Daftar Tokoh Penerima Gelar Pahlawan Nasional dari Jokowi
Presiden Joko Widodo (Jokowi) menganugerahkan gelar pahlawan kepada enam tokoh nasional lewat Surat Keputusan Presiden Nomor 115-TK Tahun 2023. Jokowi mengundang sejumlah kerabat dan keluarga terkait ke Istana Merdeka Jakarta pada Jumat (10/11).
Keenam tokoh nasional yang mendapatkan gelar pahlawan yakni:
- Almarhum Ida Dewa Agung Jambe dari, Bali
- Almarhum Bataha Santiago dari Sulawesi Utara
- Almarhum Mohammad Tabrani dari Jawa Timur
- Almarhum Ratu Kalinyamat dari Jawa Tengah
- Almarhum Kiai Haji Abdul Chalim dari Jawa Barat
- Almarhum Kiai Haji Ahmad Hanafiah dari Lampung
Sekretaris Militer Presiden Laksamana Muda TNI Hersan mengatakan anugerah gelar pahlawan merupakan penghargaan dan penghormatan yang diberikan oleh presiden kepada tokoh terkait atas jasa luar biasa semasa hidupnya.
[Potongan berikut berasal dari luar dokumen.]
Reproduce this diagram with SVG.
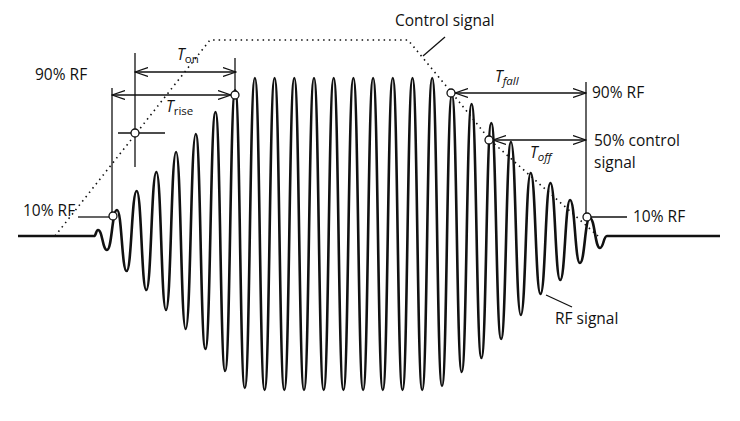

Kriteria tersebut mencakup pernah memimpin dan melakukan perjuangan bersenjata, perjuangan politik, atau perjuangan dalam bidang lain untuk mencapai, merebut, mempertahankan dan mengisi kemerdekaan serta mewujudkan persatuan dan kesatuan bangsa. "Masing-masing dianugerahi gelar pahlawan nasional," kata Hersan.
Sejumlah keluarga turut hadir dalam seremoni penganugerahan gelar pahlawan tersebut. Antara lain putera bungsu Abdul Chalim, yakni Kyai Haji Asep Saifuddin Chalim. Dia menjelaskan bahwa ayahnya merupakan salah satu pendiri ormas Nahdlatul Ulama (NU).
Almarhum Kyai Haji Asep Saifuddin Chalim juga pernah menuliskan kata pengantar untuk sebuah buku yang ditulis oleh Pendiri Sarekat Islam Haji Oemar Said Tjokroaminoto pada 1925.
"Dalam kata pengantar itu, beliau mengatakan 'saya diperintahkan oleh Allah untuk senantiasa memiliki sikap moderasi, menghargai pada siapapun, berkomunikasi dengan baik dengan siapapun, sama seperti halnya kami diperintahkan salat dengan tujuh anggota tubuh, kening tangan lutut dan kaki," ujar Asep saat ditemui usai acara.
Pria berusia 68 tahun tersebut berhadap anugerah gelar pahlawan kepada ayahnya dapat menjadi motivasi bagi dirinya, kerabat dan masyarakat umum untuk konsisten menjaga keutuhan bangsa dan negara.
"Semoga kemudian menjadi nasehat yang melekat agar kami bisa menjadi para pahlawan walaupun tanpa tanda jasa ke depannya," kata Asep. "Saya putera terakhirnya, nomor 15 dan satu-satunya yang masih hidup."
Sikap serupa juga diperlihatkan oleh puteri bungsu almarhum Mohammad Tabrani, Amie Primarni. Dia hadir bersama sejumlah cucu-cucunya. Wanita yang saat ini aktif sebagai Dosen Komunikasi dan Pendidikan Institut Agama Islam Cibinong, Kabupaten Bogor, Jawa Barat ini menceritakan sosok ayahnya sebagai individu yang kerap menulis untuk menyampaikan gagasan.
Tabrani merupakan tokoh nasional yang ikut dalam Kongres Pemuda Pertama tahun 1926. Salah satu momen yang terkenal yakni saat Tabrani berselisih paham dengan Mohammad Yamin terkait penggunaan bahasa nasional.
Saat itu, Tabrani menolak usulan Yamin soal penggunaan bahasa Melayu sebagai bahasa persatuan. Sebagai Ketua Kongres dan juga jurnalis yang mempunyai kecakapan dalam berbahasa, Tabrani berpendapat bahasa Indonesia sebagai bahasa persatuan.
"Karena bagi bapak, tanah air dan bangsa Indonesia sudah ada. Lalu kita harus punya bahasa. Jadi kata bapak, ya harus ada bahasa Indonesia kalau kita mau jadi bangsa yang besar," ujar Amie bercerita.